Lead Gen - Not sure what you want to do here really. I might mess up any advice since I didn't read all 8 pages but here goes:
- Have backup buyers. See who will pay for what on any 1 lead. You can create a "ping tree" to see who will buy what leads. The more people you have in the ping tree, the better you can sell off the leads.
- I wouldn't work exclusive leads to 1 person, but if you do.. make sure you are getting 3-5x what a non-exclusive lead would be. Having 1 buyer leaves you at their mercy.
- Control the whole flow on the leads. Meaning control the marketing ( if doing ads ), control the website AND form, control how the buyer gets the data, keep a copy of the data for yourself too.

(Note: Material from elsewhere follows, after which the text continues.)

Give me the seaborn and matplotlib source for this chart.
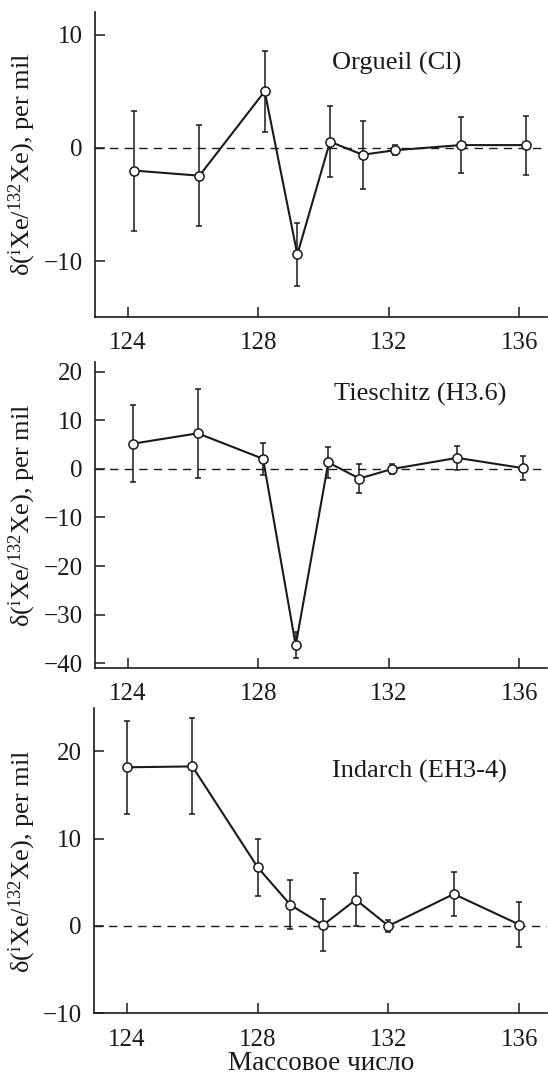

- Find out what the LTV is of the lead you are selling. Local doesn't always mean 1 time sale. If I give a lead to a plumber, they might only get 1 sale from that lead to fix a leaky sink. However, 1 lead to an accountant buyer or chiropractor might lead to "multiple" sales every month or week from that 1 lead ( depending on their needs ). You should get paid a % of the LTV on leads that tend to profit the buyer more.
- Some local niches are just way overcrowded. Some are crowded. Some are not crowded. Find out why for all 3 no matter what you do. A crowded local niche can equal BIG MONEY and that's why lots of people are in it. Some are just too overcrowded and you will have your work cut out for you. Some are barely crowded or dead and it might be no one has jumped on it yet, but it might also be because there is no money in it. Learn the differences.
- The local map pack section of Google, is going to one of those spots ( organic ) going to paid. This is going to be a game changer for many. Just a hint....
- Some people want prescreened and qualifed leads. Some will take RAW leads. You can pipe a phone call right into a buyer without any qualification and that is considered RAW. If you are filtering them out and sorting based on info, that is more screened. Charge based on this.
- Be prepared for bad, test, incomplete, and bogus leads to come in with your data. Know an average you get of this and treat your buyer right by excluding that % out of their costs.
- If your working with several buyers and one of them wants to buy you out. Do it. Make sure you charge a pretty penny for it. Anyday your organic site could fall and die. Anyday you could get into a massive bidding war with the guy on PPC that wanted to buy you out. A bird in hand is most times better than 2 in the bush. Don't get greedy. Pigs live another day, hogs get slaughtered.
- If you expand your lead gen efforts from say just Organic, to Adwords + Facebook leads.. awesome. But the quality will be different to your buyer. Keep your quality high with this new "blend". For example... I was sending someone very very good nutra/supplement leads at about 50 a week at a Cost/Conv of $35 all via Adwords. I launched a few FB ads and the quality was a tad less overall and it was more expenses to get this lead. However, I was able to pipe in these FB leads at 10 a week for Cost/Conv of $75. While the FB sounds a lot worse, when you blend the numbers, it only changed the overall Cost/Conv very little at 60 leads total for $41. Keep this blended number in mind when you scale out lead gen to your buyers.